The only basis for long term healing is truth and the only basis for justice is truth, because justice means truth for all”, His Eminence writes. In the statement, Cardinal Pell thanks all those who prayed for him and wrote him thousands of letters of support. “I want to thank in particular my family for their love and support and what they had to go through.” The Cardinal’s words of gratitude extend to his small team of advisors, friends and especially to the entire legal team “for their unwavering resolve to see justice prevail, to throw light on manufactured obscurity and to reveal the truth.”

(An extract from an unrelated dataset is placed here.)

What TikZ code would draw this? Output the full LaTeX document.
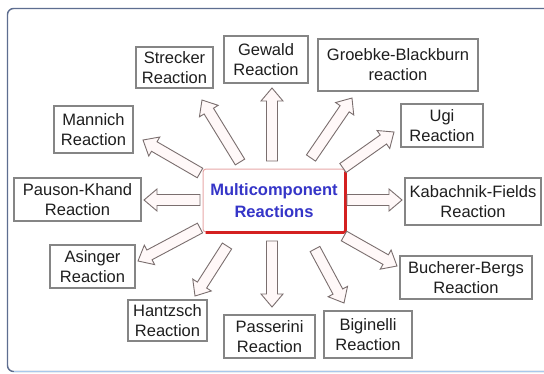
\documentclass[tikz,border=0pt]{standalone}
\usepackage{fontspec}
\setmainfont{Liberation Sans}
\usetikzlibrary{calc}
\definecolor{boxgray}{HTML}{858585}
\definecolor{txt}{HTML}{1E1E1E}
\definecolor{arrowline}{HTML}{7A6E6E}
\definecolor{arrowfill}{HTML}{FFF8F8}
\definecolor{mcblue}{HTML}{3535C8}
\definecolor{mcpink}{HTML}{E8A8A8}
\definecolor{mcred}{HTML}{D42020}
\definecolor{framec}{HTML}{5E6E90}
\definecolor{framelight}{HTML}{A9C8EC}
\newcommand\blockarr[2]{%
  \draw[blockarrow] let \p1=($(#2)-(#1)$), \n1={atan2(\y1,\x1)}, \n2={veclen(\x1,\y1)} in
  {[shift={(#1)}, rotate=\n1] (0pt,-5.5pt) -- (\n2-13pt,-5.5pt) -- (\n2-13pt,-11pt) -- (\n2,0pt)
   -- (\n2-13pt,11pt) -- (\n2-13pt,5.5pt) -- (0pt,5.5pt) -- cycle};}
\begin{document}
\begin{tikzpicture}[x=1pt,y=-1pt,
  rbox/.style={draw=boxgray, line width=1.2pt, fill=white, align=center, text=txt,
    inner sep=1pt, font=\fontsize{16.5}{20}\selectfont},
  blockarrow/.style={draw=arrowline, line width=0.9pt, fill=arrowfill, line join=miter},
  centerbox/.style={draw=mcpink, line width=1pt, fill=white, align=center, text=mcblue,
    rounded corners=3pt, inner sep=1pt, font=\fontsize{16.5}{22}\selectfont\bfseries}]
\useasboundingbox (0,0) rectangle (544,373);
\fill[white] (0,0) rectangle (544,373);
% outer frame
\draw[framec, line width=1.4pt, rounded corners=6pt] (7.5,8.5) rectangle (570,371.5);
\draw[framelight, line width=1.6pt] (14,371.5) -- (544,371.5);

% center
\node[centerbox, minimum width=142, minimum height=63] (mc) at (274,200.5) {Multicomponent\\Reactions};
\draw[mcred, line width=2.6pt, rounded corners=2pt] ([yshift=-3pt]mc.north east) -- ([xshift=0pt]mc.south east) -- ([xshift=3pt]mc.south west);

% boxes
\node[rbox, minimum width=77, minimum height=41] (strecker) at (174.5,67.5) {Strecker\\Reaction};
\node[rbox, minimum width=84, minimum height=47] (gewald) at (266,59.5) {Gewald\\Reaction};
\node[rbox, minimum width=160, minimum height=52] (groebke) at (398,65) {Groebke-Blackburn\\reaction};
\node[rbox, minimum width=82, minimum height=43] (ugi) at (442,125.5) {Ugi\\Reaction};
\node[rbox, minimum width=79, minimum height=47] (mannich) at (93.5,129.5) {Mannich\\Reaction};
\node[rbox, minimum width=127, minimum height=43] (pauson) at (77.5,199.5) {Pauson-Khand\\Reaction};
\node[rbox, minimum width=136, minimum height=47] (kabachnik) at (473,201.5) {Kabachnik-Fields\\Reaction};
\node[rbox, minimum width=132, minimum height=43] (bucherer) at (466,277.5) {Bucherer-Bergs\\Reaction};
\node[rbox, minimum width=85, minimum height=43] (asinger) at (92.5,266.5) {Asinger\\Reaction};
\node[rbox, minimum width=79, minimum height=41] (hantzsch) at (167.5,320.5) {Hantzsch\\Reaction};
\node[rbox, minimum width=91, minimum height=43] (passerini) at (269.5,336.5) {Passerini\\Reaction};
\node[rbox, minimum width=88, minimum height=47] (biginelli) at (368,334.5) {Biginelli\\Reaction};

% arrow ends
\coordinate (tStrecker) at (240,162);  \coordinate (hStrecker) at (202,100);
\coordinate (tGewald) at (272,161);    \coordinate (hGewald) at (272,88);
\coordinate (tGroebke) at (311,158);   \coordinate (hGroebke) at (352,98);
\coordinate (tUgi) at (343,168);       \coordinate (hUgi) at (394,132);
\coordinate (tMannich) at (200,173);   \coordinate (hMannich) at (143,140);
\coordinate (tPauson) at (200,200);    \coordinate (hPauson) at (144,200);
\coordinate (tKab) at (347,200);       \coordinate (hKab) at (402,200);
\coordinate (tBuch) at (344,236);      \coordinate (hBuch) at (397,266);
\coordinate (tAsinger) at (200,228);   \coordinate (hAsinger) at (138,261);
\coordinate (tHantzsch) at (227,246);  \coordinate (hHantzsch) at (195,296);
\coordinate (tPass) at (272,241);      \coordinate (hPass) at (272,307);
\coordinate (tBig) at (315,249);       \coordinate (hBig) at (344,303);

\blockarr{tStrecker}{hStrecker}
\blockarr{tGewald}{hGewald}
\blockarr{tGroebke}{hGroebke}
\blockarr{tUgi}{hUgi}
\blockarr{tMannich}{hMannich}
\blockarr{tPauson}{hPauson}
\blockarr{tKab}{hKab}
\blockarr{tBuch}{hBuch}
\blockarr{tAsinger}{hAsinger}
\blockarr{tHantzsch}{hHantzsch}
\blockarr{tPass}{hPass}
\blockarr{tBig}{hBig}
\end{tikzpicture}
\end{document}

The comments of Australian bishops. The archbishop of Brisbane, Msgr. Mark Coleridge, President of Australia’s Episcopal Conference, pointed out that the High Court sentence issued today “does not change the Church’s unwavering commitment to child safety and to a just and compassionate response to survivors and victims of child sexual abuse. The safety of children remains supremely important not only for the bishops, but for the entire Catholic community.” In a statement, the archbishop recognizes that today’s ruling “will be welcomed by many, including those who have believed in the Cardinal’s innocence throughout this lengthy process. We also recognise that the High Court’s decision will be devastating for others. Many have suffered greatly through the process, which has now reached its conclusion.” Speaking on behalf of all Australian bishops, Msgr. Coleridge assured the bishops’ unwavering commitment to ensure justice and protection of minors, reiterating that “any person with allegations of sexual abuse by Church personnel should go to the police.”

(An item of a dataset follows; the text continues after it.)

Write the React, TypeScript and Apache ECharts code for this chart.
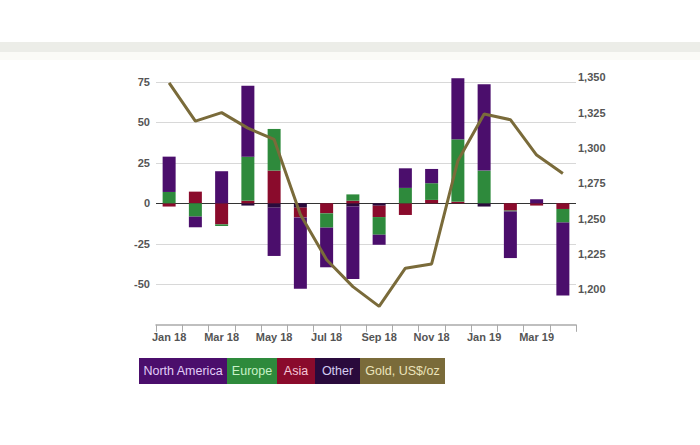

The archbishop of Sidney Msgr. Anthony Fisher welcomed the Cardinal’s exoneration from the High Court and thanked the judges for “their meticulous review of the facts” giving their reasons for acquittal. He added: “Cardinal Pell’s trial has also been a trial of the country’s legal system and culture. The Cardinal’s vindication today invites broader reflection on our system of justice, our commitment to the presumption of innocence, and our treatment of high profile figures accused of crimes.” “I recognise that the past failings of the Church to protect children have contributed to public anger directed at the Church and its leaders. I know that it is only by our sustained action seeking justice for all survivors of child sexual abuse and exhibiting best practice in safeguarding all vulnerable people that healing will occur and trust be restored.”